What you should do
Return the material word for word. Do not include pictures.

[Code that draws figures]
===============

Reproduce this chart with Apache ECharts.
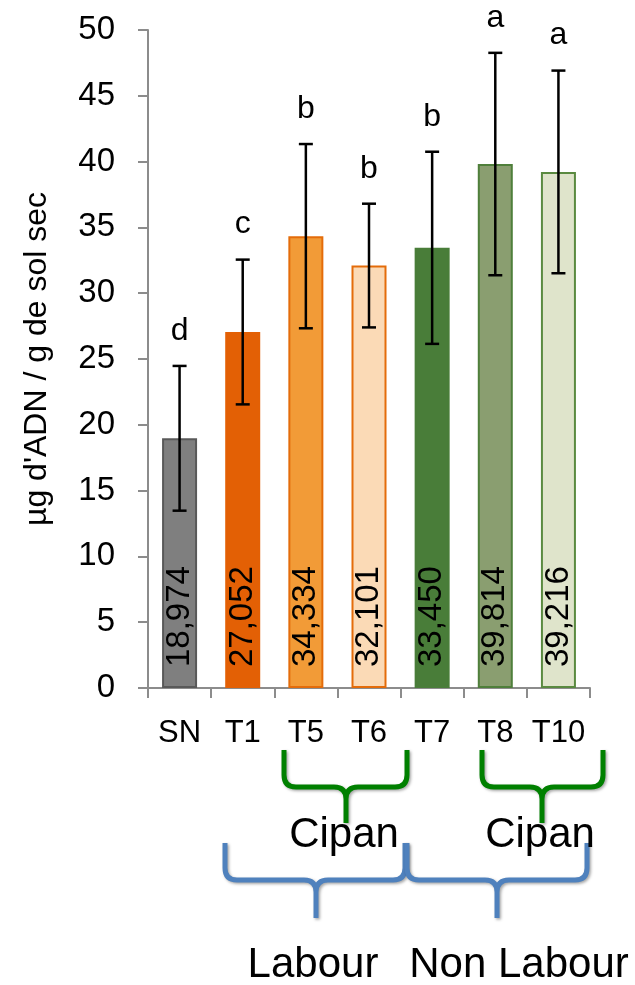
<!DOCTYPE html>
<html><head><meta charset="utf-8">
<script src="https://cdn.jsdelivr.net/npm/echarts@6/dist/echarts.min.js"></script>
<style>html,body{margin:0;padding:0;background:#fff}#c{width:635px;height:985px}</style>
</head><body><div id="c"></div>
<script>
const categories = ['SN', 'T1', 'T5', 'T6', 'T7', 'T8', 'T10'];
const values = [18.974, 27.052, 34.334, 32.101, 33.450, 39.814, 39.216];
const errors = [5.5, 5.5, 7.0, 4.7, 7.3, 8.45, 7.7];
const letters = ['d', 'c', 'b', 'b', 'b', 'a', 'a'];
const fills = ['#7F7F7F', '#E36005', '#F29B37', '#FBDAB6', '#497D39', '#8A9E70', '#DFE4CB'];
const borders = ['#595959', '#E36005', '#E46C0A', '#E46C0A', '#497D39', '#4F7F3B', '#5A8A40'];
const yAxisName = "\u00b5g d'ADN / g de sol sec";
const groupLabels = ['Cipan', 'Cipan', 'Labour', 'Non Labour'];

const FONT = '"Liberation Sans", Arial, sans-serif';
const chart = echarts.init(document.getElementById('c'), null, {renderer: 'canvas'});

function brace(x0, x1, xm, yTop, yArm, yTip, r) {
  return 'M' + x0 + ',' + yTop + ' L' + x0 + ',' + (yArm - r) + ' Q' + x0 + ',' + yArm + ' ' + (x0 + r) + ',' + yArm +
    ' L' + (xm - r) + ',' + yArm + ' Q' + xm + ',' + yArm + ' ' + xm + ',' + (yArm + r) + ' L' + xm + ',' + yTip +
    ' M' + x1 + ',' + yTop + ' L' + x1 + ',' + (yArm - r) + ' Q' + x1 + ',' + yArm + ' ' + (x1 - r) + ',' + yArm +
    ' L' + (xm + r) + ',' + yArm + ' Q' + xm + ',' + yArm + ' ' + xm + ',' + (yArm + r);
}
const braceDefs = [
  {d: brace(284, 407, 346, 750, 787, 823, 12), c: '#008000'},
  {d: brace(482, 603, 542, 750, 787, 823, 12), c: '#008000'},
  {d: brace(225, 405, 316, 843, 880, 918, 12), c: '#4F81BD'},
  {d: brace(407, 587, 497, 843, 880, 918, 12), c: '#4F81BD'}
];

const option = {
  animation: false,
  backgroundColor: '#fff',
  textStyle: {fontFamily: FONT},
  grid: {left: 148, right: 45, top: 30, bottom: 297, containLabel: false},
  xAxis: {
    type: 'category',
    data: categories,
    axisLine: {show: true, lineStyle: {color: '#8C8C8C', width: 2}},
    axisTick: {show: true, length: 10, lineStyle: {color: '#8C8C8C', width: 2}},
    axisLabel: {interval: 0, fontSize: 31, color: '#000', margin: 30, fontFamily: FONT}
  },
  yAxis: {
    type: 'value', min: 0, max: 50, interval: 5,
    name: yAxisName, nameLocation: 'middle', nameGap: 95, nameRotate: 90,
    nameTextStyle: {fontSize: 32, color: '#000', fontFamily: FONT},
    axisLine: {show: true, lineStyle: {color: '#8C8C8C', width: 2}},
    axisTick: {show: true, length: 10, lineStyle: {color: '#8C8C8C', width: 2}},
    axisLabel: {fontSize: 33, color: '#000', margin: 33, fontFamily: FONT},
    splitLine: {show: false}
  },
  series: [
    {
      type: 'bar',
      barWidth: 35,
      data: values.map((v, i) => ({value: v, itemStyle: {color: fills[i], borderColor: borders[i], borderWidth: 2}})),
      label: {
        show: true, position: 'insideBottom', distance: 21, rotate: 90,
        align: 'left', verticalAlign: 'middle',
        fontSize: 33, color: '#000', fontFamily: FONT,
        formatter: p => p.value.toFixed(3).replace('.', ',')
      },
      z: 2
    },
    {
      type: 'custom',
      z: 5,
      data: values.map((v, i) => [i, v, errors[i]]),
      encode: {x: 0, y: 1},
      renderItem: function (params, api) {
        const i = api.value(0), v = api.value(1), e = api.value(2);
        const top = api.coord([i, v + e]);
        const bot = api.coord([i, v - e]);
        const h = 7;
        const st = {stroke: '#000', lineWidth: 2.5};
        return {
          type: 'group',
          children: [
            {type: 'line', shape: {x1: top[0], y1: top[1], x2: bot[0], y2: bot[1]}, style: st},
            {type: 'line', shape: {x1: top[0] - h, y1: top[1], x2: top[0] + h, y2: top[1]}, style: st},
            {type: 'line', shape: {x1: bot[0] - h, y1: bot[1], x2: bot[0] + h, y2: bot[1]}, style: st},
            {type: 'text', style: {text: letters[i], x: top[0], y: top[1] - 19, align: 'center', verticalAlign: 'bottom',
              fontSize: 32, fontFamily: FONT, fill: '#000'}}
          ]
        };
      }
    },
    {
      type: 'custom',
      z: 6,
      data: [[0, 0]],
      encode: {x: 0, y: 1},
      renderItem: function () {
        return {
          type: 'group',
          children: braceDefs.map(b => ({
            type: 'path', shape: {pathData: b.d},
            style: {fill: null, stroke: b.c, lineWidth: 5, lineJoin: 'round',
              shadowBlur: 3, shadowColor: 'rgba(0,0,0,0.35)', shadowOffsetX: 1.5, shadowOffsetY: 1.5}
          }))
        };
      }
    }
  ],
  graphic: [
    {type: 'text', z: 10, style: {text: groupLabels[0], x: 344, y: 835, align: 'center', verticalAlign: 'middle', fontSize: 42, fontFamily: FONT, fill: '#000'}},
    {type: 'text', z: 10, style: {text: groupLabels[1], x: 540, y: 835, align: 'center', verticalAlign: 'middle', fontSize: 42, fontFamily: FONT, fill: '#000'}},
    {type: 'text', z: 10, style: {text: groupLabels[2], x: 313, y: 965, align: 'center', verticalAlign: 'middle', fontSize: 42, fontFamily: FONT, fill: '#000'}},
    {type: 'text', z: 10, style: {text: groupLabels[3], x: 519, y: 965, align: 'center', verticalAlign: 'middle', fontSize: 42, fontFamily: FONT, fill: '#000'}}
  ]
};
chart.setOption(option);
</script>
</body></html>
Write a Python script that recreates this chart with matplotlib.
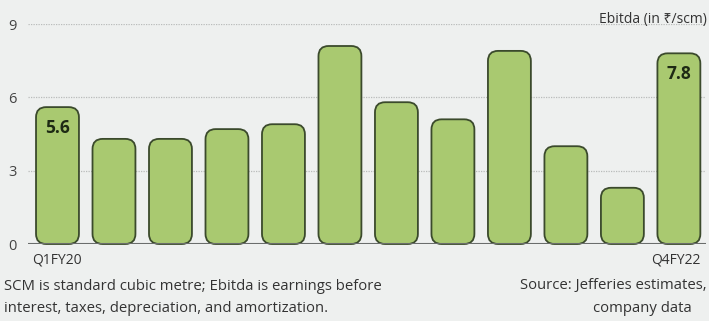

===============

Result of this task
Reproduce this chart with Apache ECharts.
<!DOCTYPE html>
<html><head><meta charset="utf-8">
<script src="https://cdn.jsdelivr.net/npm/echarts@6/dist/echarts.min.js"></script>
<style>html,body{margin:0;padding:0;background:#fff}#c{width:635px;height:985px}</style>
</head><body><div id="c"></div>
<script>
const categories = ['SN', 'T1', 'T5', 'T6', 'T7', 'T8', 'T10'];
const values = [18.974, 27.052, 34.334, 32.101, 33.450, 39.814, 39.216];
const errors = [5.5, 5.5, 7.0, 4.7, 7.3, 8.45, 7.7];
const letters = ['d', 'c', 'b', 'b', 'b', 'a', 'a'];
const fills = ['#7F7F7F', '#E36005', '#F29B37', '#FBDAB6', '#497D39', '#8A9E70', '#DFE4CB'];
const borders = ['#595959', '#E36005', '#E46C0A', '#E46C0A', '#497D39', '#4F7F3B', '#5A8A40'];
const yAxisName = "\u00b5g d'ADN / g de sol sec";
const groupLabels = ['Cipan', 'Cipan', 'Labour', 'Non Labour'];

const FONT = '"Liberation Sans", Arial, sans-serif';
const chart = echarts.init(document.getElementById('c'), null, {renderer: 'canvas'});

function brace(x0, x1, xm, yTop, yArm, yTip, r) {
  return 'M' + x0 + ',' + yTop + ' L' + x0 + ',' + (yArm - r) + ' Q' + x0 + ',' + yArm + ' ' + (x0 + r) + ',' + yArm +
    ' L' + (xm - r) + ',' + yArm + ' Q' + xm + ',' + yArm + ' ' + xm + ',' + (yArm + r) + ' L' + xm + ',' + yTip +
    ' M' + x1 + ',' + yTop + ' L' + x1 + ',' + (yArm - r) + ' Q' + x1 + ',' + yArm + ' ' + (x1 - r) + ',' + yArm +
    ' L' + (xm + r) + ',' + yArm + ' Q' + xm + ',' + yArm + ' ' + xm + ',' + (yArm + r);
}
const braceDefs = [
  {d: brace(284, 407, 346, 750, 787, 823, 12), c: '#008000'},
  {d: brace(482, 603, 542, 750, 787, 823, 12), c: '#008000'},
  {d: brace(225, 405, 316, 843, 880, 918, 12), c: '#4F81BD'},
  {d: brace(407, 587, 497, 843, 880, 918, 12), c: '#4F81BD'}
];

const option = {
  animation: false,
  backgroundColor: '#fff',
  textStyle: {fontFamily: FONT},
  grid: {left: 148, right: 45, top: 30, bottom: 297, containLabel: false},
  xAxis: {
    type: 'category',
    data: categories,
    axisLine: {show: true, lineStyle: {color: '#8C8C8C', width: 2}},
    axisTick: {show: true, length: 10, lineStyle: {color: '#8C8C8C', width: 2}},
    axisLabel: {interval: 0, fontSize: 31, color: '#000', margin: 30, fontFamily: FONT}
  },
  yAxis: {
    type: 'value', min: 0, max: 50, interval: 5,
    name: yAxisName, nameLocation: 'middle', nameGap: 95, nameRotate: 90,
    nameTextStyle: {fontSize: 32, color: '#000', fontFamily: FONT},
    axisLine: {show: true, lineStyle: {color: '#8C8C8C', width: 2}},
    axisTick: {show: true, length: 10, lineStyle: {color: '#8C8C8C', width: 2}},
    axisLabel: {fontSize: 33, color: '#000', margin: 33, fontFamily: FONT},
    splitLine: {show: false}
  },
  series: [
    {
      type: 'bar',
      barWidth: 35,
      data: values.map((v, i) => ({value: v, itemStyle: {color: fills[i], borderColor: borders[i], borderWidth: 2}})),
      label: {
        show: true, position: 'insideBottom', distance: 21, rotate: 90,
        align: 'left', verticalAlign: 'middle',
        fontSize: 33, color: '#000', fontFamily: FONT,
        formatter: p => p.value.toFixed(3).replace('.', ',')
      },
      z: 2
    },
    {
      type: 'custom',
      z: 5,
      data: values.map((v, i) => [i, v, errors[i]]),
      encode: {x: 0, y: 1},
      renderItem: function (params, api) {
        const i = api.value(0), v = api.value(1), e = api.value(2);
        const top = api.coord([i, v + e]);
        const bot = api.coord([i, v - e]);
        const h = 7;
        const st = {stroke: '#000', lineWidth: 2.5};
        return {
          type: 'group',
          children: [
            {type: 'line', shape: {x1: top[0], y1: top[1], x2: bot[0], y2: bot[1]}, style: st},
            {type: 'line', shape: {x1: top[0] - h, y1: top[1], x2: top[0] + h, y2: top[1]}, style: st},
            {type: 'line', shape: {x1: bot[0] - h, y1: bot[1], x2: bot[0] + h, y2: bot[1]}, style: st},
            {type: 'text', style: {text: letters[i], x: top[0], y: top[1] - 19, align: 'center', verticalAlign: 'bottom',
              fontSize: 32, fontFamily: FONT, fill: '#000'}}
          ]
        };
      }
    },
    {
      type: 'custom',
      z: 6,
      data: [[0, 0]],
      encode: {x: 0, y: 1},
      renderItem: function () {
        return {
          type: 'group',
          children: braceDefs.map(b => ({
            type: 'path', shape: {pathData: b.d},
            style: {fill: null, stroke: b.c, lineWidth: 5, lineJoin: 'round',
              shadowBlur: 3, shadowColor: 'rgba(0,0,0,0.35)', shadowOffsetX: 1.5, shadowOffsetY: 1.5}
          }))
        };
      }
    }
  ],
  graphic: [
    {type: 'text', z: 10, style: {text: groupLabels[0], x: 344, y: 835, align: 'center', verticalAlign: 'middle', fontSize: 42, fontFamily: FONT, fill: '#000'}},
    {type: 'text', z: 10, style: {text: groupLabels[1], x: 540, y: 835, align: 'center', verticalAlign: 'middle', fontSize: 42, fontFamily: FONT, fill: '#000'}},
    {type: 'text', z: 10, style: {text: groupLabels[2], x: 313, y: 965, align: 'center', verticalAlign: 'middle', fontSize: 42, fontFamily: FONT, fill: '#000'}},
    {type: 'text', z: 10, style: {text: groupLabels[3], x: 519, y: 965, align: 'center', verticalAlign: 'middle', fontSize: 42, fontFamily: FONT, fill: '#000'}}
  ]
};
chart.setOption(option);
</script>
</body></html>
Write a Python script that recreates this chart with matplotlib.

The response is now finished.